The patch works, thanks!!!

reMAJ commented 7 years ago

@pbharrin @FreddieV4 @mellertson The following questions may sound stupid, but please bear with me.

(1a) If I change the benchmarks.py file with your google function, do I have to recompile zipline or something? Because I see there is a benchmarks.pyc file too and I am thinking zipline use the pyc?

(1b) If I have to recompile (or do anything else) could you please explain or give a link to that?

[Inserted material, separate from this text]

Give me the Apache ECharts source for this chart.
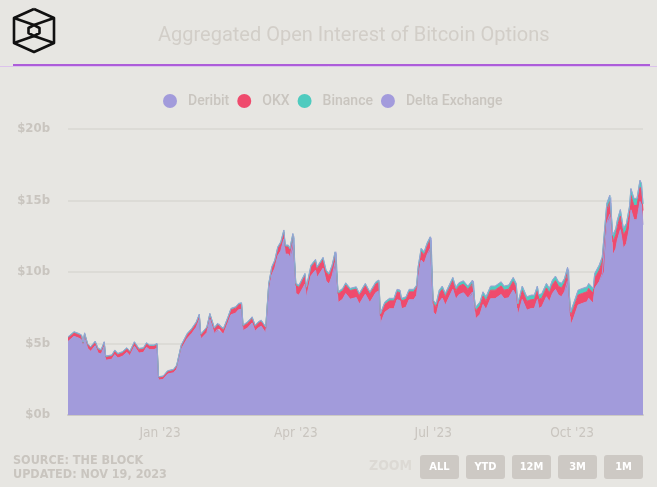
<!DOCTYPE html>
<html>
<head>
<meta charset="utf-8">
<script src="https://cdn.jsdelivr.net/npm/echarts@6/dist/echarts.min.js"></script>
<style>
html,body{margin:0;padding:0;background:#e7e6e2;}
#chart{width:657px;height:487px;}
</style>
</head>
<body>
<div id="chart"></div>
<script>
const seriesNames = ['Deribit', 'OKX', 'Binance', 'Delta Exchange'];
const yTicks = [0, 5, 10, 15, 20];
const xTickMonths = [0, 3, 6, 9];
const xTickLabels = ["Jan '23", "Apr '23", "Jul '23", "Oct '23"];

const dates = [
'2022-11-01','2022-11-05','2022-11-08','2022-11-10','2022-11-11','2022-11-12','2022-11-14','2022-11-16','2022-11-19','2022-11-21','2022-11-23','2022-11-25',
'2022-11-26','2022-11-30',
'2022-12-02','2022-12-04','2022-12-07','2022-12-10','2022-12-12','2022-12-15','2022-12-18','2022-12-21','2022-12-23','2022-12-25','2022-12-28','2022-12-30',
'2022-12-31','2023-01-03','2023-01-06','2023-01-10',
'2023-01-12','2023-01-15',
'2023-01-19','2023-01-22','2023-01-25','2023-01-27','2023-01-28',
'2023-02-01','2023-02-03','2023-02-06','2023-02-08','2023-02-09','2023-02-12','2023-02-15',
'2023-02-17','2023-02-20','2023-02-22','2023-02-24',
'2023-02-25',
'2023-02-28','2023-03-03','2023-03-05','2023-03-07','2023-03-09','2023-03-12',
'2023-03-14','2023-03-16','2023-03-18',
'2023-03-20','2023-03-22','2023-03-24','2023-03-25','2023-03-27','2023-03-28','2023-03-30','2023-03-31',
'2023-04-01','2023-04-03',
'2023-04-07','2023-04-08','2023-04-11','2023-04-14','2023-04-15','2023-04-19','2023-04-21','2023-04-23','2023-04-25','2023-04-27','2023-04-28',
'2023-04-29','2023-05-02','2023-05-04','2023-05-07','2023-05-11','2023-05-13','2023-05-17','2023-05-20','2023-05-24','2023-05-26',
'2023-05-27','2023-05-30','2023-06-02','2023-06-05','2023-06-07','2023-06-09','2023-06-10','2023-06-13','2023-06-15','2023-06-18','2023-06-20',
'2023-06-21','2023-06-23','2023-06-25','2023-06-27','2023-06-29','2023-06-30',
'2023-07-01','2023-07-03','2023-07-05','2023-07-07','2023-07-09','2023-07-14','2023-07-16','2023-07-18','2023-07-21','2023-07-24','2023-07-27','2023-07-28',
'2023-07-29',
'2023-08-01','2023-08-03','2023-08-05','2023-08-08','2023-08-11','2023-08-15','2023-08-17','2023-08-20','2023-08-23','2023-08-25',
'2023-08-26',
'2023-08-29','2023-09-01','2023-09-04','2023-09-06','2023-09-08','2023-09-09','2023-09-11','2023-09-14','2023-09-16','2023-09-18','2023-09-20','2023-09-22','2023-09-24','2023-09-26','2023-09-28','2023-09-29',
'2023-09-30',
'2023-10-02','2023-10-05','2023-10-08','2023-10-11','2023-10-12','2023-10-15','2023-10-16',
'2023-10-19','2023-10-21','2023-10-22',
'2023-10-24','2023-10-26','2023-10-27',
'2023-10-28','2023-10-30','2023-10-31','2023-11-02','2023-11-04','2023-11-06',
'2023-11-08','2023-11-09','2023-11-11','2023-11-13','2023-11-15','2023-11-16','2023-11-17'
];

// values in $ billions
const deribit = [
5.14,5.50,5.38,5.27,4.77,5.42,4.67,4.45,4.84,4.33,4.26,4.80,
3.83,3.90,
4.22,3.98,4.10,4.38,4.15,4.80,4.33,4.38,4.73,4.57,4.57,4.68,
2.44,2.49,2.86,2.96,
3.20,4.60,
5.35,5.70,6.14,6.68,5.32,
5.76,6.70,5.69,6.00,6.04,5.65,6.46,
7.01,7.12,7.36,7.40,
5.90,
6.09,6.44,5.86,6.09,6.21,5.74,
8.63,9.79,10.26,
11.13,11.48,12.30,11.25,11.25,11.02,12.06,11.95,
8.50,8.38,
9.15,8.21,9.73,10.13,9.61,10.27,9.38,9.15,9.73,10.66,10.74,
7.86,8.10,8.49,8.10,8.21,7.75,8.45,7.86,8.56,8.68,
6.38,7.19,7.43,7.43,8.06,8.01,7.43,7.54,8.06,8.06,8.36,
9.55,10.84,10.60,11.23,11.65,11.65,
7.20,6.97,7.90,8.18,7.67,8.79,8.09,8.41,8.55,8.18,8.60,8.60,
6.72,
7.03,7.73,7.38,8.13,8.13,8.43,8.13,8.20,8.74,8.32,
6.92,
8.08,7.33,7.45,7.45,8.08,7.45,7.57,8.27,7.92,8.50,8.78,8.38,8.27,8.62,9.39,9.39,
6.26,
6.76,7.69,7.81,7.92,8.16,7.81,8.86,
9.32,9.90,10.02,
13.45,14.03,13.95,
11.17,11.64,12.22,12.96,11.64,11.98,
13.07,14.35,13.65,13.65,14.93,14.70,13.30
];

const okx = [
0.25,0.25,0.25,0.25,0.25,0.25,0.25,0.25,0.25,0.25,0.25,0.25,
0.22,0.22,
0.25,0.25,0.25,0.25,0.25,0.25,0.25,0.25,0.25,0.25,0.25,0.25,
0.18,0.18,0.18,0.18,
0.22,0.22,
0.28,0.28,0.30,0.30,0.26,
0.32,0.32,0.32,0.32,0.32,0.32,0.32,
0.35,0.35,0.35,0.35,
0.30,
0.33,0.33,0.33,0.33,0.33,0.33,
0.45,0.45,0.45,
0.50,0.50,0.50,0.50,0.50,0.50,0.50,0.50,
0.55,0.55,
0.60,0.60,0.60,0.60,0.60,0.60,0.60,0.60,0.60,0.60,0.60,
0.60,0.60,0.60,0.60,0.60,0.60,0.60,0.60,0.60,0.60,
0.55,0.55,0.55,0.55,0.55,0.55,0.55,0.55,0.55,0.55,0.55,
0.60,0.60,0.60,0.60,0.60,0.60,
0.60,0.60,0.60,0.60,0.60,0.60,0.60,0.60,0.60,0.60,0.60,0.60,
0.55,
0.60,0.60,0.60,0.60,0.60,0.60,0.60,0.60,0.60,0.60,
0.58,
0.62,0.62,0.62,0.62,0.62,0.62,0.62,0.62,0.62,0.62,0.62,0.62,0.62,0.62,0.62,0.62,
0.65,
0.70,0.70,0.70,0.70,0.70,0.70,0.70,
0.80,0.80,0.80,
0.90,0.90,0.90,
0.95,0.95,0.95,0.95,0.95,0.95,
1.00,1.00,1.00,1.00,1.00,1.00,1.00
];

const binance = [
0.05,0.05,0.05,0.05,0.05,0.05,0.05,0.05,0.05,0.05,0.05,0.05,
0.05,0.05,
0.05,0.05,0.05,0.05,0.05,0.05,0.05,0.05,0.05,0.05,0.05,0.05,
0.04,0.04,0.04,0.04,
0.05,0.05,
0.05,0.05,0.05,0.05,0.05,
0.06,0.06,0.06,0.06,0.06,0.06,0.06,
0.07,0.07,0.07,0.07,
0.06,
0.07,0.07,0.07,0.07,0.07,0.07,
0.09,0.09,0.09,
0.10,0.10,0.10,0.10,0.10,0.10,0.10,0.10,
0.12,0.12,
0.12,0.12,0.12,0.12,0.12,0.12,0.12,0.12,0.12,0.12,0.12,
0.12,0.12,0.12,0.12,0.12,0.12,0.12,0.12,0.12,0.12,
0.14,0.14,0.14,0.14,0.14,0.14,0.14,0.14,0.14,0.14,0.14,
0.18,0.18,0.18,0.18,0.18,0.18,
0.20,0.20,0.20,0.20,0.20,0.20,0.20,0.20,0.20,0.20,0.20,0.20,
0.22,
0.25,0.25,0.25,0.25,0.25,0.25,0.25,0.25,0.25,0.25,
0.27,
0.28,0.28,0.28,0.28,0.28,0.28,0.28,0.28,0.28,0.28,0.28,0.28,0.28,0.28,0.28,0.28,
0.28,
0.30,0.30,0.30,0.30,0.30,0.30,0.30,
0.32,0.32,0.32,
0.40,0.40,0.40,
0.42,0.42,0.42,0.42,0.42,0.42,
0.45,0.45,0.45,0.45,0.45,0.45,0.45
];

const deltaExchange = [
0.03,0.03,0.03,0.03,0.03,0.03,0.03,0.03,0.03,0.03,0.03,0.03,
0.03,0.03,
0.03,0.03,0.03,0.03,0.03,0.03,0.03,0.03,0.03,0.03,0.03,0.03,
0.02,0.02,0.02,0.02,
0.03,0.03,
0.03,0.03,0.03,0.03,0.03,
0.03,0.03,0.03,0.03,0.03,0.03,0.03,
0.03,0.03,0.03,0.03,
0.03,
0.03,0.03,0.03,0.03,0.03,0.03,
0.04,0.04,0.04,
0.04,0.04,0.04,0.04,0.04,0.04,0.04,0.04,
0.04,0.04,
0.04,0.04,0.04,0.04,0.04,0.04,0.04,0.04,0.04,0.04,0.04,
0.04,0.04,0.04,0.04,0.04,0.04,0.04,0.04,0.04,0.04,
0.04,0.04,0.04,0.04,0.04,0.04,0.04,0.04,0.04,0.04,0.04,
0.04,0.04,0.04,0.04,0.04,0.04,
0.04,0.04,0.04,0.04,0.04,0.04,0.04,0.04,0.04,0.04,0.04,0.04,
0.04,
0.04,0.04,0.04,0.04,0.04,0.04,0.04,0.04,0.04,0.04,
0.04,
0.04,0.04,0.04,0.04,0.04,0.04,0.04,0.04,0.04,0.04,0.04,0.04,0.04,0.04,0.04,0.04,
0.04,
0.05,0.05,0.05,0.05,0.05,0.05,0.05,
0.05,0.05,0.05,
0.05,0.05,0.05,
0.05,0.05,0.05,0.05,0.05,0.05,
0.05,0.05,0.05,0.05,0.05,0.05,0.05
];

const colors = ['#a29bdb', '#ef4b6d', '#4fcbbf', '#a39bdc'];
const lineColors = ['#a29bdb', '#ef4b6d', '#4fcbbf', '#9aa3d6'];
const values = [deribit, okx, binance, deltaExchange];

const chart = echarts.init(document.getElementById('chart'), null, {renderer: 'canvas'});
const txt = '#c9c5bf';
const narrow = "'Liberation Sans Narrow','DejaVu Sans Condensed',sans-serif";

const logo = [
  [[34,9],[54,18],[54,43],[34,52],[14,43],[14,18],[34,9]],
  [[14,18],[34,25]],[[54,18],[34,25]],
  [[14,43],[34,36]],[[54,43],[34,36]],
  [[34,25],[39.5,28],[39.5,33],[34,36],[28.5,33],[28.5,28],[34,25]]
];

const buttons = ['ALL','YTD','12M','3M','1M'];
const graphics = [];
logo.forEach(p => graphics.push({type:'polyline', shape:{points:p}, style:{stroke:'#111', lineWidth:2.6, fill:null, lineJoin:'round'}}));
graphics.push({type:'line', shape:{x1:0,y1:66.5,x2:657,y2:66.5}, style:{stroke:'#dcc3ec', lineWidth:1}});
graphics.push({type:'line', shape:{x1:13,y1:65,x2:650,y2:65}, style:{stroke:'#9a2fd6', lineWidth:1.5}});
graphics.push({type:'text', left:13, top:454, style:{text:'SOURCE: THE BLOCK', fill:txt, font:"bold 12.5px " + narrow}});
graphics.push({type:'text', left:13, top:468, style:{text:'UPDATED: NOV 19, 2023', fill:txt, font:"bold 12.5px " + narrow}});
graphics.push({type:'text', left:369, top:459, style:{text:'ZOOM', fill:'#dcd9d4', font:"bold 14px " + narrow}});
buttons.forEach((b,i) => {
  graphics.push({type:'rect', shape:{x:420+46*i, y:455, width:39, height:24, r:3}, style:{fill:'#cdc9c4'}});
  graphics.push({type:'text', x:420+46*i+19.5, y:467, style:{text:b, fill:'#ffffff', font:"bold 11px " + narrow, textAlign:'center', textVerticalAlign:'middle'}});
});

const DAY = 86400000;

chart.setOption({
  backgroundColor: '#e7e6e2',
  animation: false,
  title: {
    text: 'Aggregated Open Interest of Bitcoin Options',
    left: 153, top: 21,
    textStyle: {color: '#d2cec8', fontSize: 20, fontWeight: 'normal', fontFamily: 'Roboto'}
  },
  legend: {
    data: seriesNames,
    left: 158, top: 89,
    icon: 'circle', itemWidth: 14, itemHeight: 14, itemGap: 8,
    textStyle: {color: txt, fontSize: 14, fontWeight: 500, fontFamily: 'Roboto', padding: [0,0,0,6]}
  },
  grid: {left: 68, right: 14, top: 129, bottom: 72},
  xAxis: {
    type: 'time',
    min: dates[0], max: dates[dates.length-1],
    maxInterval: 31 * DAY,
    axisLine: {show: true, lineStyle: {color: '#cdcac4', width: 2}},
    axisTick: {show: false},
    splitLine: {show: false},
    axisLabel: {
      formatter: function (v) {
        const dt = new Date(v);
        const i = xTickMonths.indexOf(dt.getMonth());
        return (i >= 0 && dt.getDate() === 1 && dt.getFullYear() === 2023) ? xTickLabels[i] : '';
      },
      hideOverlap: false,
      color: txt, fontSize: 13.5, fontFamily: narrow, margin: 11
    }
  },
  yAxis: {
    type: 'value', min: yTicks[0], max: yTicks[yTicks.length-1], interval: 5,
    axisLine: {show: false}, axisTick: {show: false},
    splitLine: {lineStyle: {color: '#d9d7d2', width: 1.5}},
    axisLabel: {formatter: v => '$' + v + 'b', color: txt, fontSize: 13, fontWeight: 'bold', fontFamily: narrow, margin: 18}
  },
  graphic: graphics,
  series: seriesNames.map((name, k) => ({
    name: name,
    type: 'line',
    stack: 'oi',
    showSymbol: false,
    symbol: 'none',
    color: colors[k],
    lineStyle: {width: 1, color: lineColors[k]},
    areaStyle: {color: colors[k], opacity: 1},
    data: dates.map((d, i) => [d, values[k][i]])
  }))
});
</script>
</body>
</html>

(2) Could I past the get_benchmark_returns function in my python script of the algo (instead of changing the benchmarks.py) and get it to work?

thanks.

mellertson commented 7 years ago

If you just delete the benchmarks.pyc file, Python will automatically re-compile the *.pyc file.

And if you paste the get_benchmark_return function into your algo, it won't work correctly. You need to copy the file into the zipline/data folder of the zipline package. The zipline package is installed into one of multiple directories, based on your operating system and the way you installed zipline.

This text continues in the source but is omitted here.